Le métier de Dj, c’est quoi ? Pourriez vous nous le définir ?
C’est vraiment complexe comme métier parce que le Dj, il peut être producteur ou compositeur ; c’est un accompagnateur d’artiste… On est dans une société où le Dj n’est pas très valorisé. Il y a des parents, même s’ils voient que leur fils veut être Dj, des fois, ils lui interdisent sous pretexte que c’est un milieu de débauche comme on le dit souvent. Mais tout dépend des convictions de la personne.

Le Dj compose en direct. N’est-il pas en conflit avec le travail du musicien ?
Non, du tout, parce que dans le domaine du Dj, il y a ceux qu’on appelle les turntablist, des gens qui font des remix en live, des passe-passe, des techniques un peu crack. Ce sont des aspects plus techniques dans le Dj et c’est différent de ce Dj qui vient juste faire danser les gens. Par exemple, j’ai démarré en tant que turntablist. Après, je me suis concentré sur le clubbing et là, je suis un Dj 100% festival.

Avez-vous fait une école de Dj ?
Je n’ai pas fait d’école de Dj, mais j’ai appris avec une des légendes du Sénégal qui s’appelle Dj Gee Bayss, que je remercie au passage. Et il était le Dj de légende du groupe Pee Froiss. Je faisais mes études et en même temps, j’apprenais le Djing. La majorité des Dj qui sont ici au Sénégal, sont passés par lui et j’ai été un de ses premiers élèves.

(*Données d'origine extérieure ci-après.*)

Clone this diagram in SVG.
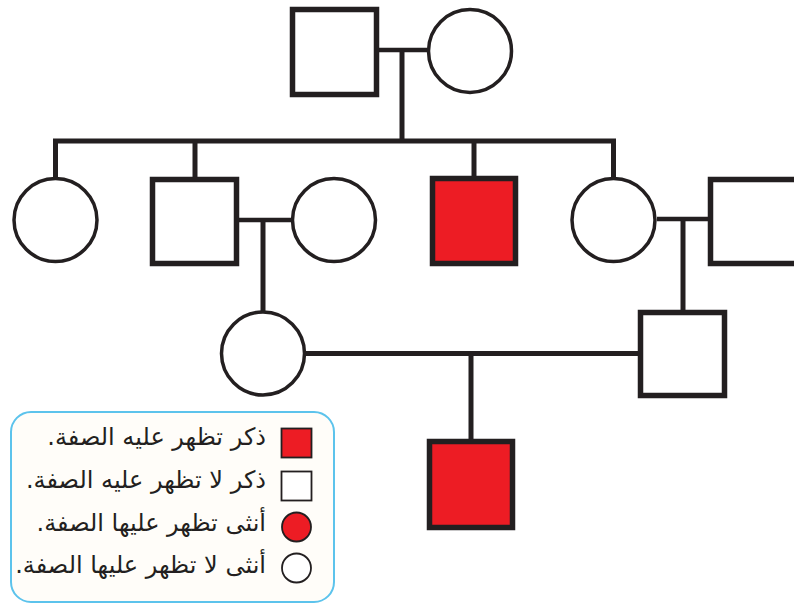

Et là, ces dernières années, vous êtes plus à Dubaï qu’au Sénégal. Pourquoi cet exil ?
En fait, ce n’est pas un exil. Je voyage beaucoup et c’est vrai que je suis plus entre Dubaï et Los Angeles, mais n’empêche, je suis toujours basé à Dakar et je représente le Sénégal. J’ai préféré être entre Dubaï et Los Angeles parce que ce sont des villes où l’industrie musicale a de la force. Et pour mieux évoluer, il faut être dans une industrie où ça marche. Cette identité que j’ai, c’est l’identité de ce Dj qui est venu du Sénégal. Et ça me fait plaisir d’entendre les gens m’appeler le Dj sénégalais. Ce que je veux dire aux artistes du Sénégal, c’est que l’union fait la force. La concurrence, elle n’est pas locale mais internationale. Il faut se réunir, se battre et porter le drapeau du Sénégal au niveau international, à travers ce que l’ont fait, qui est la musique, et surtout la culture urbaine sénégalaise.